Just because a "book" requires paper, and you decide that paper is 
wasteful, and hence only produce paperless books, doesn't change the 
definition of a book.


And then you say : oh those are not books, because they use paper.


This is _more_ friendly, because in 2 you could very easily
inadvertently use up a lot more memory


"Rule of Economy

Developers should value developer time over machine time, because 
machine cycles today are relatively inexpensive compared to prices in 
the 1970s. This rule aims to reduce development costs of projects."


You still don't understand it do you.

Python is a high-productivity language.

It's not C.

I think I have to stop posting here for a while...

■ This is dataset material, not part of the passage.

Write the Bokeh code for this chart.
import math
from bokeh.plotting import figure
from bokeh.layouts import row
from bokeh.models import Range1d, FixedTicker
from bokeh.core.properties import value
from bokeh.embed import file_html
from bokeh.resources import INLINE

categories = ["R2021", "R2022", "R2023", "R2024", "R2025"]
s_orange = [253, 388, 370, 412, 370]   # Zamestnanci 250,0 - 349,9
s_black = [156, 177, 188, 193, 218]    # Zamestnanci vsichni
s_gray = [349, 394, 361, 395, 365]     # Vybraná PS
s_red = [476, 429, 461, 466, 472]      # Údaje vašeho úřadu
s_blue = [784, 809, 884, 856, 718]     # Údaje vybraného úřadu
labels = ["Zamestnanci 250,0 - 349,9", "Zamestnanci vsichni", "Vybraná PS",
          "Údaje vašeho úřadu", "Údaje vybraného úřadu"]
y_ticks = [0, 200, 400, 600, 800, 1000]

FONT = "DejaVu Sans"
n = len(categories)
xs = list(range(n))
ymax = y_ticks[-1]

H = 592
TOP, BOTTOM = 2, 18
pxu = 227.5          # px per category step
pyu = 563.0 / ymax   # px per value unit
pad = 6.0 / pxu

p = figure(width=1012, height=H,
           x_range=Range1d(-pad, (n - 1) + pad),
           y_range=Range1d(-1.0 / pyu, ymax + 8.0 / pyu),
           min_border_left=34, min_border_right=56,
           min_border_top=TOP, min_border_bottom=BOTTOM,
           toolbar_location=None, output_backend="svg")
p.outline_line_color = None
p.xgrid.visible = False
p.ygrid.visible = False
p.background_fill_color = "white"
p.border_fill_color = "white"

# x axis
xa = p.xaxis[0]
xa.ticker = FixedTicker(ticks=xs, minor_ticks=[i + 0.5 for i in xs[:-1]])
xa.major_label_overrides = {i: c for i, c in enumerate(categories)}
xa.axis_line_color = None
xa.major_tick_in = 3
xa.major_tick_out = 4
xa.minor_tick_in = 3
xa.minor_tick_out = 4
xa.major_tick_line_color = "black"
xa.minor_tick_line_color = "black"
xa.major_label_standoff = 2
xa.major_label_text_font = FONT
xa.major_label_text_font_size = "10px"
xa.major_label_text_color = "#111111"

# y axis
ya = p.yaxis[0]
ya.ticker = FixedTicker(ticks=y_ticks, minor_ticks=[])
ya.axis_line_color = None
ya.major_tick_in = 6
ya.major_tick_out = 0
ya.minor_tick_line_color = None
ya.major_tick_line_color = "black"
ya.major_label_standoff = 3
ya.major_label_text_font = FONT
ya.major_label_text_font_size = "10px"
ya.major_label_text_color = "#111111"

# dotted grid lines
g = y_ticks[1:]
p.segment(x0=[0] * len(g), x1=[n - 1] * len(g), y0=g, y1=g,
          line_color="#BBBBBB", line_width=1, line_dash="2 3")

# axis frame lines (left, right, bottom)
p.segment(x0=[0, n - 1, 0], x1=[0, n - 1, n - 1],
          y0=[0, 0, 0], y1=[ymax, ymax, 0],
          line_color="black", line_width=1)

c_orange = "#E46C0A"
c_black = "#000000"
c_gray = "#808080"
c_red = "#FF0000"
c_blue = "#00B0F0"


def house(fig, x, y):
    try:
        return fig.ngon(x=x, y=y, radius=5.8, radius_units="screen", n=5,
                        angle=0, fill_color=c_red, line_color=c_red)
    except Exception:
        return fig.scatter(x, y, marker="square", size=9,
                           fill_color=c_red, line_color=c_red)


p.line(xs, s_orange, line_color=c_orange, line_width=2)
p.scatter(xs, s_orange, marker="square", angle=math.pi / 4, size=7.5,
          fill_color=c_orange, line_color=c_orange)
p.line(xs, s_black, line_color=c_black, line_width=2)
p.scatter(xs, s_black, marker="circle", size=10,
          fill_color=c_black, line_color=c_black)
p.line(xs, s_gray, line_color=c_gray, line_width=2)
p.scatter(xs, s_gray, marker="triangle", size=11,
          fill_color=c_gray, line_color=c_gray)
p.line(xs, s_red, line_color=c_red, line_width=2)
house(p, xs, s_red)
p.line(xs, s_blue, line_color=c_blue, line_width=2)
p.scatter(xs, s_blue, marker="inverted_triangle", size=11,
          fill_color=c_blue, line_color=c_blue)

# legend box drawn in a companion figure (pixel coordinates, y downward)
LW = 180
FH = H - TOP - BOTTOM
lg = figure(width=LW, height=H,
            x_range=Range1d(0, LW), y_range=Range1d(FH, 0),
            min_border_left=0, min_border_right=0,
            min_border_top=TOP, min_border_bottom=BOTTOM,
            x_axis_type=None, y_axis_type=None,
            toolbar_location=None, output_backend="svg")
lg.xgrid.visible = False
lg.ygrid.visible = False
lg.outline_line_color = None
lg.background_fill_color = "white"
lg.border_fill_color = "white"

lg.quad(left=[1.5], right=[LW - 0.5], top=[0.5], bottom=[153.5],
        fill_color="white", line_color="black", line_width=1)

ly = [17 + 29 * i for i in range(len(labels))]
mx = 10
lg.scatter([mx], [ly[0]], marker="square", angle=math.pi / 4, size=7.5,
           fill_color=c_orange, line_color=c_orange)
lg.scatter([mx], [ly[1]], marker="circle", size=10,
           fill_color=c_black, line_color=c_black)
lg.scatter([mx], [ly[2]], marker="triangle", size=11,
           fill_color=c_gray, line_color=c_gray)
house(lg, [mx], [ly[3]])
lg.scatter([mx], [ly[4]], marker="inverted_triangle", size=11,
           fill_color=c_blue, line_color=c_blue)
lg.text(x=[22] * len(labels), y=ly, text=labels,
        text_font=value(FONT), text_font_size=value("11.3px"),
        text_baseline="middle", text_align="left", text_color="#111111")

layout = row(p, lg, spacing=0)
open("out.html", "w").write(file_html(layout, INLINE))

The whole idea of Python was to be friendly to the programmer, not to 
the computer.


Changing definitions of stuff in order to be able to have a more 
efficient implementation is not Python.


That's selling out.


If
all you wanted was to loop over things, zip (and dict's keys and
values and items, and range) now do the right thing. If you actually
wanted the list you pass it to list(), and make your wants explicit.

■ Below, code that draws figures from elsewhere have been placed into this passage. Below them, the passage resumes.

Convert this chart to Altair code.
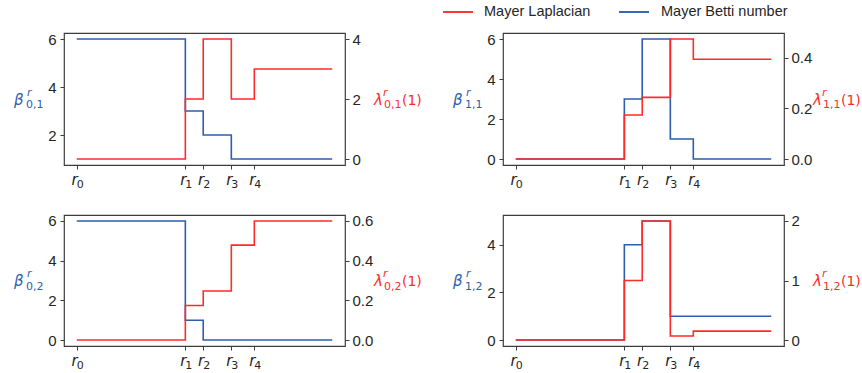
import altair as alt
import pandas as pd

# ---------------- data ----------------
x_pos = [0.0, 1.70, 1.98, 2.42, 2.78, 4.0]      # r0, r1, r2, r3, r4, end of range
tick_pos = [0.0, 1.70, 1.98, 2.42, 2.78]
tick_sub = ["0", "1", "2", "3", "4"]

betti_01 = [6, 3, 2, 1, 1, 1]
lap_01 = [0, 2, 4, 2, 3, 3]

betti_11 = [0, 3, 6, 1, 0, 0]
lap_11 = [0, 0.174, 0.244, 0.475, 0.395, 0.395]

betti_02 = [6, 1, 0, 0, 0, 0]
lap_02 = [0, 0.174, 0.247, 0.478, 0.6, 0.6]

betti_12 = [0, 4, 5, 1, 1, 1]
lap_12 = [0, 1, 2, 0.067, 0.15, 0.15]

legend_labels = ["Mayer Laplacian", "Mayer Betti number"]

BLUE = "#2d5fae"
RED = "#ff2b2b"
TXT = "#262626"
FRAME = "#3d3d3d"
MATH = "DejaVu Sans"
SANS = "Liberation Sans"

XS = alt.Scale(domain=[-0.2, 4.2], nice=False, zero=False)
XAX = alt.Axis(values=tick_pos, labels=False, title=None, grid=False, domain=False,
               ticks=True, tickSize=4)


def txt(s, x, y, size, color, italic=False, align="left", font=MATH):
    return alt.Chart(pd.DataFrame({"t": [s]})).mark_text(
        align=align, baseline="alphabetic", fontSize=size, font=font, color=color,
        fontStyle="italic" if italic else "normal"
    ).encode(text="t:N", x=alt.value(x), y=alt.value(y))


def panel(betti, lap, sub, dom_l, ticks_l, dom_r, ticks_r, fmt_r, W, H, legend=False):
    df = pd.DataFrame({"x": x_pos, "b": betti, "l": lap})
    blue = alt.Chart(df).mark_line(interpolate="step-after", color=BLUE, strokeWidth=1.6).encode(
        x=alt.X("x:Q", scale=XS, axis=XAX),
        y=alt.Y("b:Q", scale=alt.Scale(domain=dom_l, nice=False, zero=False),
                axis=alt.Axis(orient="left", values=ticks_l, format="d", title=None,
                              labelPadding=4)),
    )
    red = alt.Chart(df).mark_line(interpolate="step-after", color=RED, strokeWidth=1.6).encode(
        x=alt.X("x:Q", scale=XS, axis=XAX),
        y=alt.Y("l:Q", scale=alt.Scale(domain=dom_r, nice=False, zero=False),
                axis=alt.Axis(orient="right", values=ticks_r, format=fmt_r, title=None,
                              labelPadding=3)),
    )
    lab_df = pd.DataFrame({"x": tick_pos, "r": ["r"] * len(tick_pos), "s": tick_sub})
    r_lab = alt.Chart(lab_df).mark_text(
        align="right", baseline="alphabetic", font=MATH, fontStyle="italic",
        fontSize=15, color=TXT, dx=1
    ).encode(x=alt.X("x:Q", scale=XS, axis=XAX), text="r:N", y=alt.value(H + 20))
    s_lab = alt.Chart(lab_df).mark_text(
        align="left", baseline="alphabetic", font=MATH, fontSize=11, color=TXT, dx=0
    ).encode(x=alt.X("x:Q", scale=XS, axis=XAX), text="s:N", y=alt.value(H + 23))

    cy = H / 2.0
    layers = [blue, red, r_lab, s_lab,
              txt("β", -50, cy + 5.5, 15, BLUE, italic=True),
              txt("r", -37, cy - 3.5, 11, BLUE, italic=True),
              txt(sub, -38, cy + 9, 11, BLUE),
              txt("λ", W + 29, cy + 5.5, 15, RED, italic=True),
              txt("r", W + 38, cy - 3.5, 11, RED, italic=True),
              txt(sub, W + 39, cy + 9, 11, RED),
              txt("(1)", W + 57, cy + 5.5, 14, RED)]
    if legend:
        leg = pd.DataFrame({"t": legend_labels})
        layers += [
            alt.Chart(leg).mark_rule(color=RED, strokeWidth=1.5).encode(
                x=alt.value(-60), x2=alt.value(-30), y=alt.value(-21)),
            txt(legend_labels[0], -19, -17, 14.5, TXT, font=SANS),
            alt.Chart(leg).mark_rule(color=BLUE, strokeWidth=1.5).encode(
                x=alt.value(116), x2=alt.value(146), y=alt.value(-21)),
            txt(legend_labels[1], 158, -17, 14.5, TXT, font=SANS),
        ]
    return alt.layer(*layers).resolve_scale(y="independent").properties(width=W, height=H)


p1 = panel(betti_01, lap_01, "0,1", [0.75, 6.25], [2, 4, 6], [-0.2, 4.2], [0, 2, 4], "d", 281, 132)
p2 = panel(betti_11, lap_11, "1,1", [-0.3, 6.3], [0, 2, 4, 6], [-0.02375, 0.49875],
           [0.0, 0.2, 0.4], ".1f", 281, 132, legend=True)
p3 = panel(betti_02, lap_02, "0,2", [-0.3, 6.3], [0, 2, 4, 6], [-0.03, 0.63],
           [0.0, 0.2, 0.4, 0.6], ".1f", 281, 131)
p4 = panel(betti_12, lap_12, "1,2", [-0.25, 5.25], [0, 2, 4], [-0.1, 2.1], [0, 1, 2], "d", 281, 131)

chart = alt.concat(
    p1, p2, p3, p4, columns=2,
    spacing=alt.RowColnumber(column=158, row=50), bounds="flush"
).properties(
    padding={"left": 13, "top": 3, "right": 0, "bottom": 0}
).configure_view(
    stroke=FRAME, strokeWidth=1.2
).configure_axis(
    grid=False, domain=False, tickColor=FRAME, tickSize=4, tickWidth=1,
    labelFont=SANS, labelFontSize=15, labelColor=TXT
)

chart.save("out.html", embed_options={"renderer": "svg", "actions": False})
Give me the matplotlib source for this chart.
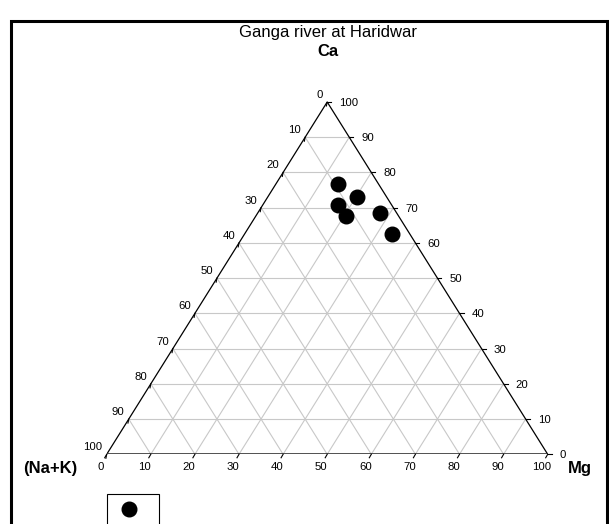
import matplotlib
matplotlib.use("Agg")
import numpy as np
import matplotlib.pyplot as plt
from matplotlib.patches import Rectangle

plt.rcParams['font.family'] = ['Liberation Sans', 'DejaVu Sans']

# ── data (percent) ──────────────────────────────────────────────
title = "Ganga river at Haridwar"
ca = [76.6, 72.9, 70.8, 67.6, 68.4, 62.6]
mg = [14.2, 20.3, 17.0, 20.5, 27.8, 33.4]
tick_vals = list(range(0, 101, 10))

W, H = 609, 524
fig = plt.figure(figsize=(W / 100, H / 100), dpi=100)

# triangle corners in pixels: left (106.7, 454.3), right (547.7, 454.3), apex y 102
ax = fig.add_axes([106.7 / W, 1 - 454.3 / H, 441 / W, 352.3 / H])
ax.set_xlim(0, 1)
ax.set_ylim(0, 1)
ax.axis('off')

px = 1 / 441.0    # data units per pixel, x
py = 1 / 352.3    # data units per pixel, y


def tern(c, m):
    """Ca, Mg (%) -> cartesian axes coords."""
    c = np.asarray(c) / 100.0
    m = np.asarray(m) / 100.0
    return m + c / 2, c


# grid
gcol = '#c8c8c8'
for v in tick_vals[1:-1]:
    f = v / 100.0
    # Ca constant (horizontal)
    ax.plot([f / 2, 1 - f / 2], [f, f], color=gcol, lw=0.8, zorder=1)
    # Mg constant (parallel to left edge)
    ax.plot([f, f + (1 - f) / 2], [0, 1 - f], color=gcol, lw=0.8, zorder=1)
    # Na+K constant (parallel to right edge)
    ax.plot([1 - f, (1 - f) / 2], [0, 1 - f], color=gcol, lw=0.8, zorder=1)

# triangle
ax.plot([0, 0.5, 1], [0, 1, 0], color='black', lw=0.9, zorder=2)
ax.plot([0, 1], [0, 0], color='#333333', lw=1.2, zorder=2)

# ticks + labels
tl = 4  # tick length px
fs = 8.2
for v in tick_vals:
    f = v / 100.0
    # bottom axis (Mg)
    x0, y0 = f, 0
    ax.plot([x0, x0 - 0.5 * tl * px], [y0, y0 - 0.866 * tl * py], color='black', lw=0.8, clip_on=False)
    ax.annotate(str(v), (x0, y0), xytext=(-6, -13), textcoords='offset pixels',
                ha='center', va='center', fontsize=fs)
    # right axis (Ca)
    x0, y0 = 1 - f / 2, f
    ax.plot([x0, x0 + tl * px], [y0, y0], color='black', lw=0.8, clip_on=False)
    ax.annotate(str(v), (x0, y0), xytext=(12, -1), textcoords='offset pixels',
                ha='left', va='center', fontsize=fs)
    # left axis (Na+K)
    x0, y0 = (1 - f) / 2, 1 - f
    ax.plot([x0, x0 - 0.2 * tl * px], [y0, y0 - tl * py], color='black', lw=0.8, clip_on=False)
    ax.annotate(str(v), (x0, y0), xytext=(-4, 7), textcoords='offset pixels',
                ha='right', va='center', fontsize=fs)

# data points
xs, ys = tern(ca, mg)
ax.scatter(xs, ys, s=110, color='black', zorder=5, clip_on=False)

# vertex labels and title
fig.text(328 / W, 1 - 33 / H, title, ha='center', va='center', fontsize=12)
fig.text(328 / W, 1 - 52 / H, 'Ca', ha='center', va='center', fontsize=12, fontweight='bold')
fig.text(50 / W, 1 - 468 / H, '(Na+K)', ha='center', va='center', fontsize=12, fontweight='bold')
fig.text(580 / W, 1 - 469 / H, 'Mg', ha='center', va='center', fontsize=12, fontweight='bold')

# legend box
fig.patches.append(Rectangle((107 / W, -0.05), 52 / W, 0.05 + 1 - 494 / H, transform=fig.transFigure,
                             fill=False, edgecolor='black', lw=0.8))
fig.lines.append(plt.Line2D([129 / W], [1 - 509 / H], marker='o', markersize=10.5,
                            color='black', transform=fig.transFigure))

# outer frame
fig.patches.append(Rectangle((10.5 / W, -0.05), (607 - 10.5) / W, 1.05 - 21 / H,
                             transform=fig.transFigure, fill=False, edgecolor='black', lw=2.2))

fig.savefig('out.png', dpi=100)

Yes, so you make the developer spend more time, and the computer less.

If this was about C I could understand your statement, even though I 
would disagree with it (because I don't like C that much).


But this is about Python okay.

Developer ease and productivity was at the central core of this 
language.


Now you are corrupting it in order to be more efficient.

That's what we generally call a "hack".

You expose an implementation detail that really has no significant 
cultural or language-based meaning.


What does a "zip" object mean?

Nothing, it's just an intermediate stage.

In a makefile, this would be an .INTERMEDIATE step.

So you choose efficiency over elegance,

thinking basically in the C mindset

and unpythonizing python

;-). :( :-/.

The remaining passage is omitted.